Jesus asked, “Why do you look at the speck in your brother’s eye, but do not consider the plank in your own eye?… Hypocrite! First remove the plank from your own eye, and then you will see clearly to remove the speck from your brother’s eye.” (Mt. 7:3, 5)
One of the points we should gather from this instruction is that sin clouds our vision. Sin does not allow us to see clearly. If you have unconfessed sin, unrepentant sin, outstanding sin, you can’t see clearly. The world is distorted. Your judgment is impaired. Confession of sin and repentance is God’s ordinary way of healing moral blindness. But one of the other lessons is that sometimes those most interested in confronting others do so precisely because they can’t see clearly. The plank in their own eye distorts the world, distorts the situation, and in that state it appears that the problem is the other fellow, your brother and his speck.
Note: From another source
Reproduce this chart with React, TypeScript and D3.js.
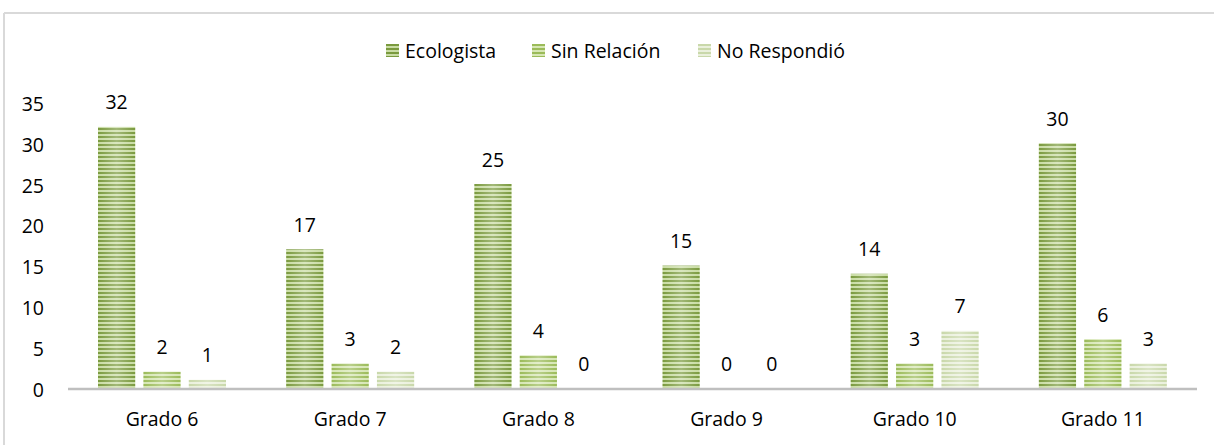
import React from "react";
import * as d3 from "d3";

const categories = ["Grado 6", "Grado 7", "Grado 8", "Grado 9", "Grado 10", "Grado 11"];
const seriesNames = ["Ecologista", "Sin Relación", "No Respondió"];
const ecologista = [32, 17, 25, 15, 14, 30];
const sinRelacion = [2, 3, 4, 0, 3, 6];
const noRespondio = [1, 2, 0, 0, 7, 3];
const yTicks = [0, 5, 10, 15, 20, 25, 30, 35];

const seriesValues = [ecologista, sinRelacion, noRespondio];
const stripeDark = ["#7a9a3e", "#9bbb59", "#c9d8aa"];
const stripeLight = ["#c9dca4", "#d6e6b4", "#eaf0dc"];

const W = 1214;
const H = 445;
const FONT = "'Open Sans', sans-serif";
const FS = 19.5;

export default function App() {
  const x0 = d3.scaleBand<string>().domain(categories).range([68, 1197]).paddingInner(0).paddingOuter(0);
  const x1 = d3.scaleBand<string>().domain(seriesNames).range([30, 158]).paddingInner(0.18).paddingOuter(0);
  const y = d3.scaleLinear().domain([0, 35]).range([388, 102.4]);

  const legendX = [386, 532, 698];

  return (
    <svg width={W} height={H} style={{ position: "absolute", left: 0, top: 0, fontFamily: FONT }}>
      <defs>
        {seriesNames.map((s, i) => (
          <pattern key={s} id={`stripe${i}`} patternUnits="userSpaceOnUse" x={0} y={0} width={8} height={4}>
            <rect x={0} y={0} width={8} height={4} fill={stripeLight[i]} />
            <rect x={0} y={0} width={8} height={2} fill={stripeDark[i]} />
          </pattern>
        ))}
        <linearGradient id="shine" x1="0" x2="1" y1="0" y2="0">
          <stop offset="0" stopColor="#ffffff" stopOpacity={0} />
          <stop offset="0.5" stopColor="#ffffff" stopOpacity={0.3} />
          <stop offset="1" stopColor="#ffffff" stopOpacity={0} />
        </linearGradient>
      </defs>
      <rect x={0} y={0} width={W} height={H} fill="#ffffff" />
      {/* frame */}
      <line x1={4} x2={4} y1={13} y2={H} stroke="#d9d9d9" strokeWidth={2} />
      <line x1={4} x2={W} y1={13} y2={13} stroke="#d9d9d9" strokeWidth={2} />

      {/* legend */}
      {seriesNames.map((s, i) => {
        const lx = legendX[i];
        return (
          <g key={s}>
            <rect x={lx} y={44} width={13} height={13} fill={`url(#stripe${i})`} />
            <text x={lx + 19} y={50} dominantBaseline="central" fontSize={FS} fill="#000">
              {s}
            </text>
          </g>
        );
      })}

      {/* y tick labels */}
      {yTicks.map((t) => (
        <text key={t} x={44} y={y(t) + 1} dominantBaseline="central" textAnchor="end" fontSize={FS} fill="#000">
          {t}
        </text>
      ))}

      {/* bars */}
      {categories.map((c, ci) => (
        <g key={c} transform={`translate(${x0(c)},0)`}>
          {seriesNames.map((s, si) => {
            const v = seriesValues[si][ci];
            const bx = x1(s)!;
            const bw = x1.bandwidth();
            const top = y(v);
            return (
              <g key={s}>
                {v > 0 && (
                  <>
                    <rect x={bx} y={top} width={bw} height={y(0) - top} fill={`url(#stripe${si})`} />
                    <rect x={bx} y={top} width={bw} height={y(0) - top} fill="url(#shine)" />
                  </>
                )}
                <text x={bx + bw / 2} y={top - 25} textAnchor="middle" dominantBaseline="central" fontSize={FS} fill="#000">
                  {v}
                </text>
              </g>
            );
          })}
          <text x={x0.bandwidth() / 2} y={418} textAnchor="middle" dominantBaseline="central" fontSize={FS} fill="#000">
            {c}
          </text>
        </g>
      ))}

      {/* x axis line */}
      <line x1={68} x2={1197} y1={y(0) + 1} y2={y(0) + 1} stroke="#bfbfbf" strokeWidth={2.5} />
    </svg>
  );
}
Are you constantly evaluating others, constantly judging their behavior, spotting inconsistencies, comparing yourself to them? Jesus says beware, with the judgment that you judge, you will be judged. Do you want to be evaluated the way you evaluate others? Do you want to be scrutinized the way you scrutinize others? Do you want others to assume about you what you assume about them? Jesus says we should always begin with ourselves, confessing our own sin, our own complicity, our own faults, our own weakness. Maybe your brother needs help, maybe your sister really does need your assistance, but before you offer to get out your tweezers, you should make sure you’ve used those tweezers a number of times on yourself successfully.
So we’ve come to confess our sins. This means that we are here to confess our own sins and not our brother’s sins. And secondly, we confess our own sins so that we might see clearly so that we might love our brothers and sisters as we ought.
We do this because Jesus is our King. He is our Lord, and He has delivered us out of the darkness into the kingdom of His light.